Matt Lindsay named research chair in mine closure geochemistry

Helping companies in Canada’s oil sands industry make sustainable mine closure decisions is where University of Saskatchewan geoscientist Matt Lindsay will focus his efforts in a new industrial research chair position jointly funded by government and industry.

Over the next five years, Lindsay, as Industrial Research Chair in Mine Closure Geochemistry at the U of S, will study byproducts of oil sands mining and processing, like sand, treated fluid fine tailings and petroleum coke. He, along with students, will analyze changes to these materials after they are used to form reclaimed landscapes."Certain materials might behave quite differently when stored under deep soil or water cover as compared to storing them on the land surface," said Lindsay, an assistant professor in the Department of Geological Sciences at the U of S College of Arts and Science.

"We want to understand what those differences are and why they occur, and use that information to develop strategies for placement of these materials that minimize their potential environmental impact."

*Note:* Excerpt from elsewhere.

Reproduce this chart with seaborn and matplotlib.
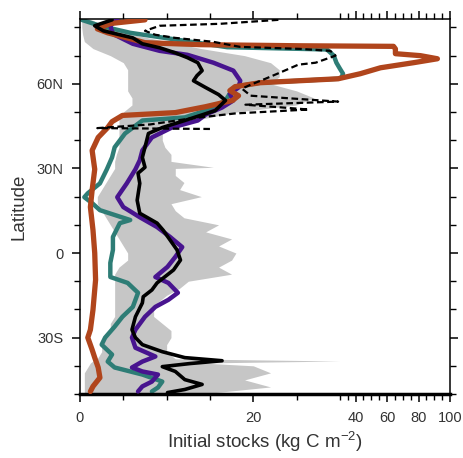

The federal Natural Sciences and Engineering Research Council (NSERC) and Syncrude, one of the world's largest oil sands producers, will each contribute almost $700,000 to the chair.Syncrude will also provide specialized sampling equipment and access to mine sites for field studies, enabling hands-on research that is not possible in the lab. Six graduate students and six undergraduate students will receive advanced training through the chair. They will be involved in collecting samples from sites around Syncrude's Mildred Lake facility near Fort McMurray, Alberta, and then analyzing them on the U of S campus.